EXERCISE
Begin with the first line below and retype each line exactly through the line containing "if (y, m) <= (2017, 7)]". Any pictures are to be left out.

INFORMATION SHOWN
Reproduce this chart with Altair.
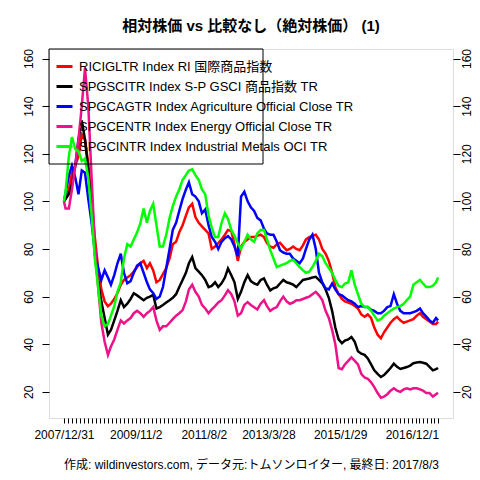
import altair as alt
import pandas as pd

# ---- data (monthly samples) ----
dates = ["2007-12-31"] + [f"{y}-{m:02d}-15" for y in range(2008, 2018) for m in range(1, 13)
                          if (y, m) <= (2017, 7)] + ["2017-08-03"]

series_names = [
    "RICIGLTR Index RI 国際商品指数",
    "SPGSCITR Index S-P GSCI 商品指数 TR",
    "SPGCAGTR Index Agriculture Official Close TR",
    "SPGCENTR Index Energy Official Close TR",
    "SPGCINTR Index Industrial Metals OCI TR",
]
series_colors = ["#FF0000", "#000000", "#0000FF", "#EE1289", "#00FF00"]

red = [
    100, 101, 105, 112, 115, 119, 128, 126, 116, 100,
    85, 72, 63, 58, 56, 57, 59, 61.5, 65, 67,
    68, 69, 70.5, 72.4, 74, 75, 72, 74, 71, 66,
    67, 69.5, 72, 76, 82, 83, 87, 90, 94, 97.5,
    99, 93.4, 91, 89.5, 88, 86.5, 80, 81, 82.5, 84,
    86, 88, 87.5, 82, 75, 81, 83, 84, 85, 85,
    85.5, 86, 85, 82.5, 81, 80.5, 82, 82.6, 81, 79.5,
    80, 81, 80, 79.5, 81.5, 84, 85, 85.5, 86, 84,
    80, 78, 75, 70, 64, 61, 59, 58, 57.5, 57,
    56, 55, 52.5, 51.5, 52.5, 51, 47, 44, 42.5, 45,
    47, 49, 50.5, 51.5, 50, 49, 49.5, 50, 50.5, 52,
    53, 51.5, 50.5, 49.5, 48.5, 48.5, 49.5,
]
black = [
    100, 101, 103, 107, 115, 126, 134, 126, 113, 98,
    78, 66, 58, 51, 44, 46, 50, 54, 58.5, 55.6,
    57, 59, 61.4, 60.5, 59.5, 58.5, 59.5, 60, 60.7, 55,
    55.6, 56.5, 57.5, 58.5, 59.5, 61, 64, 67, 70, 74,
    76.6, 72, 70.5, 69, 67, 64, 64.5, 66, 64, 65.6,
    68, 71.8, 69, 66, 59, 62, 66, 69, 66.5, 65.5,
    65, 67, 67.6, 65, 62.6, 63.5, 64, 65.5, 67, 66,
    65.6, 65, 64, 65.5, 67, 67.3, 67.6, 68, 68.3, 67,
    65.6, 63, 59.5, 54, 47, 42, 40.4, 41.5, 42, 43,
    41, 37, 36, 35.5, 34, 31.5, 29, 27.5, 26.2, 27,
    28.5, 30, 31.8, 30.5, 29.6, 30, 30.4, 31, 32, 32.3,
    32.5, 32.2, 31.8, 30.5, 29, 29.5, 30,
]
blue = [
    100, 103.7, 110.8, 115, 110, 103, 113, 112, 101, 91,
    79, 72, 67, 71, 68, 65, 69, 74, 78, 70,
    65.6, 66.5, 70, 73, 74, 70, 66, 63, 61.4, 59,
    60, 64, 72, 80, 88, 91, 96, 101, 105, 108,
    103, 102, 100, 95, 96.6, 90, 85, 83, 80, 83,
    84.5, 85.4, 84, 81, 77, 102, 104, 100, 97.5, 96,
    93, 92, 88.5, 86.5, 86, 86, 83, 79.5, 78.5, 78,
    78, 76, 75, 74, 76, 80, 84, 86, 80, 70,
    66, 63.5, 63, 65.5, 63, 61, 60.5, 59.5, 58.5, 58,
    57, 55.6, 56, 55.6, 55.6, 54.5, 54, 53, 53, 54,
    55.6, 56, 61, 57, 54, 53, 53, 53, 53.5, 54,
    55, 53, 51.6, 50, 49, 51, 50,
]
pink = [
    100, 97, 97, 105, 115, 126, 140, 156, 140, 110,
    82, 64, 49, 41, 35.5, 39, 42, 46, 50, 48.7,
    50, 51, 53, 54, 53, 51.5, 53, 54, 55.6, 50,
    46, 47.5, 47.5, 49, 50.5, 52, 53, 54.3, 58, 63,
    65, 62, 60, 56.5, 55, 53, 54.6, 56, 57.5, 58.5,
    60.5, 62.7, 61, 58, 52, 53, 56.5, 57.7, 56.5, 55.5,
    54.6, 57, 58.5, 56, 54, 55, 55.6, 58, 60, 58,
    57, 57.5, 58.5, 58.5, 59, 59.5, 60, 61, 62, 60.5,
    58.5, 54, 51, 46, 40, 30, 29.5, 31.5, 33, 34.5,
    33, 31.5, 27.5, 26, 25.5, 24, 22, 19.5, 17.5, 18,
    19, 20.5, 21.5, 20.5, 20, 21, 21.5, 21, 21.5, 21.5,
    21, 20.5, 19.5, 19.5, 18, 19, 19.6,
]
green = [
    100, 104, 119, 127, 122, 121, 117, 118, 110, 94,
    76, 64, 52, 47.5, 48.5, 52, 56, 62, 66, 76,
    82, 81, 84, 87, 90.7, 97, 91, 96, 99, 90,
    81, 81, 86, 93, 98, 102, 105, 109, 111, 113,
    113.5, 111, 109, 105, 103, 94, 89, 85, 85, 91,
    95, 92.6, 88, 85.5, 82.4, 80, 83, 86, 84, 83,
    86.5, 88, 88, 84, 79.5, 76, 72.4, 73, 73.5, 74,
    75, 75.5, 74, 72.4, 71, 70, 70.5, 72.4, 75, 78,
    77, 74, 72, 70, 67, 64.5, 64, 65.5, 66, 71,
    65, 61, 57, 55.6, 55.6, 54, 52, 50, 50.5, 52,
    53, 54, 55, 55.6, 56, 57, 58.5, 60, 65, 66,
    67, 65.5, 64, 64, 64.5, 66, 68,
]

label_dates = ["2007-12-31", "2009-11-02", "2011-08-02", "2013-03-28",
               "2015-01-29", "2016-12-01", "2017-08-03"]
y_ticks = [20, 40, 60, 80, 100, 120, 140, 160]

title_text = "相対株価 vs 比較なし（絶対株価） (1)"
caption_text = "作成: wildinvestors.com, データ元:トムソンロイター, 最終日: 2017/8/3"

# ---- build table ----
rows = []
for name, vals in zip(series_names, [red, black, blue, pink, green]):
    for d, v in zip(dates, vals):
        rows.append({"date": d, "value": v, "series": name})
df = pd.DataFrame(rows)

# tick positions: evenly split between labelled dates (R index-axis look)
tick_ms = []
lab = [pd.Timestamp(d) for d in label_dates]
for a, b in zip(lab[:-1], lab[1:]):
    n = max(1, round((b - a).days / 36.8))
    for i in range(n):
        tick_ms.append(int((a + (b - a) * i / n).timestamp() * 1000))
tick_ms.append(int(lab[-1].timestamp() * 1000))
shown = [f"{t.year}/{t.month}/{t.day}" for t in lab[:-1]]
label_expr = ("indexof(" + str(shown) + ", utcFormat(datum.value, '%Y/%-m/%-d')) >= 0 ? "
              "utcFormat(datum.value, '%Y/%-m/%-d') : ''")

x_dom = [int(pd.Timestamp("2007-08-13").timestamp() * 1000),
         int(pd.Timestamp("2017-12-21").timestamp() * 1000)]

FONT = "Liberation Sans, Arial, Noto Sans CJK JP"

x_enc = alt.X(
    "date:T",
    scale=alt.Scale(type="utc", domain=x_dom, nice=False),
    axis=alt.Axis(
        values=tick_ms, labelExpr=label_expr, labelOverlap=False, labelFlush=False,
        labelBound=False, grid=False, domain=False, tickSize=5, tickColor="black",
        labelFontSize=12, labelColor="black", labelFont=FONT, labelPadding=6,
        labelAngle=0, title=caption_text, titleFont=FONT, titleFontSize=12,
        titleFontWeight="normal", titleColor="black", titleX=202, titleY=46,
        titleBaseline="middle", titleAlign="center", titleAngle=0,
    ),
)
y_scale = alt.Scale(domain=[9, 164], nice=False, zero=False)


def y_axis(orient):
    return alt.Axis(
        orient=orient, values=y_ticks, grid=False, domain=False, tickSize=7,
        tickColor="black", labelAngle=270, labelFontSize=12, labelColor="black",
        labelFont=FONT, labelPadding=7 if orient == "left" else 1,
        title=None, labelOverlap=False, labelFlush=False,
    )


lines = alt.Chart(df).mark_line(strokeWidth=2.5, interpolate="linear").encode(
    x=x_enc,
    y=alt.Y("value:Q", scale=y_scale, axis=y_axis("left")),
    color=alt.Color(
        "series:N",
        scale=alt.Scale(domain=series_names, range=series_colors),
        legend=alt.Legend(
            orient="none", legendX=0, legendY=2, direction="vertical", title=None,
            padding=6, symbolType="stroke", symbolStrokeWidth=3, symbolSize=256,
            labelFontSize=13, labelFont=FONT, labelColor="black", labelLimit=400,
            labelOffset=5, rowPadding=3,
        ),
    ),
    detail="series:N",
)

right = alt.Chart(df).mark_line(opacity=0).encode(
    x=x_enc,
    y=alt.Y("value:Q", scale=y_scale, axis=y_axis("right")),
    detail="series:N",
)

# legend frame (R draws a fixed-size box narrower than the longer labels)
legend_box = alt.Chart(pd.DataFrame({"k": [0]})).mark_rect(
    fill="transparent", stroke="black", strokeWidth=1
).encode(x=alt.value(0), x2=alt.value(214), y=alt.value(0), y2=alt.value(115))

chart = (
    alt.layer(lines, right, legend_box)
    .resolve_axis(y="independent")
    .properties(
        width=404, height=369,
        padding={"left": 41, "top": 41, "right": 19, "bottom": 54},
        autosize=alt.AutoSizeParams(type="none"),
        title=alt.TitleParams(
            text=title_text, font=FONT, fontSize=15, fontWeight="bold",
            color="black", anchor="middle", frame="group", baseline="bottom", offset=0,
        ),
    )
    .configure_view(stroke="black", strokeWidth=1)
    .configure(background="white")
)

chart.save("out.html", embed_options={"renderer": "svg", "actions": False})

RESULT BELOW
Reproduce this chart with Altair.
import altair as alt
import pandas as pd

# ---- data (monthly samples) ----
dates = ["2007-12-31"] + [f"{y}-{m:02d}-15" for y in range(2008, 2018) for m in range(1, 13)
                          if (y, m) <= (2017, 7)] + ["2017-08-03"]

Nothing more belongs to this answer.